🤖 AI Summary
This work addresses the challenge of automatic evaluation for medical open-domain question answering in low-resource languages such as French, where expert annotations are scarce. The authors propose a generator-aware evaluation framework to systematically compare the effectiveness of general-purpose and biomedical-domain-adapted large language models (LLMs) as judges of semantic equivalence. They further investigate lightweight supervised fine-tuning (SFT) and Group Relative Policy Optimization (GRPO) strategies to enhance evaluation robustness. Results demonstrate that domain-adapted LLMs and larger general-purpose models achieve the highest agreement with human experts. Moreover, smaller models refined via SFT and GRPO exhibit significantly reduced sensitivity to the choice of answer generator, enabling efficient and reliable automatic evaluation in low-resource settings.
📝 Abstract
Automatic evaluation of medical open-ended question answering (OEQA) remains challenging due to the need for expert annotations. We evaluate whether large language models (LLMs) can act as judges of semantic equivalence in French medical OEQA, comparing closed-access, general-purpose, and biomedical domain-adapted models. Our results show that LLM-based judgments are strongly influenced by the model that generated the answer, with agreement varying substantially across generators.

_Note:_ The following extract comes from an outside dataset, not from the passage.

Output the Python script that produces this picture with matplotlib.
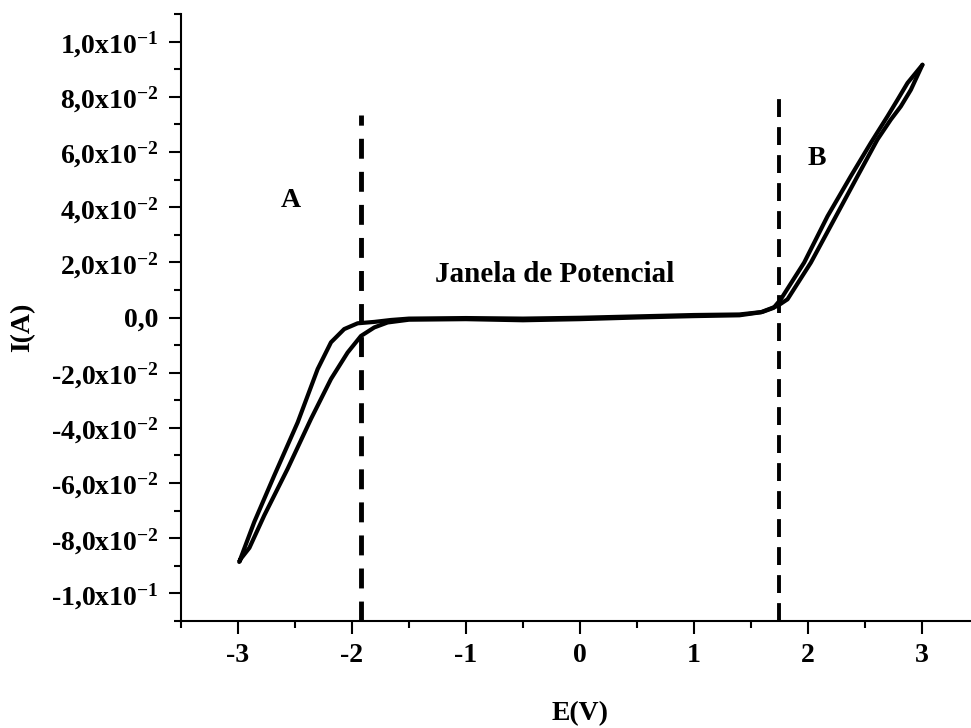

Domain-adapted and large general-purpose models achieve the highest alignment with expert annotations. We further show that lightweight adaptation of a compact model using supervised fine-tuning (SFT) and Group Relative Policy Optimization (GRPO) substantially improves performance and reduces generator sensitivity, even with limited data. Overall, our findings highlight the need for generator-aware evaluation and suggest that carefully adapted small models can support scalable evaluation in low-resource medical settings.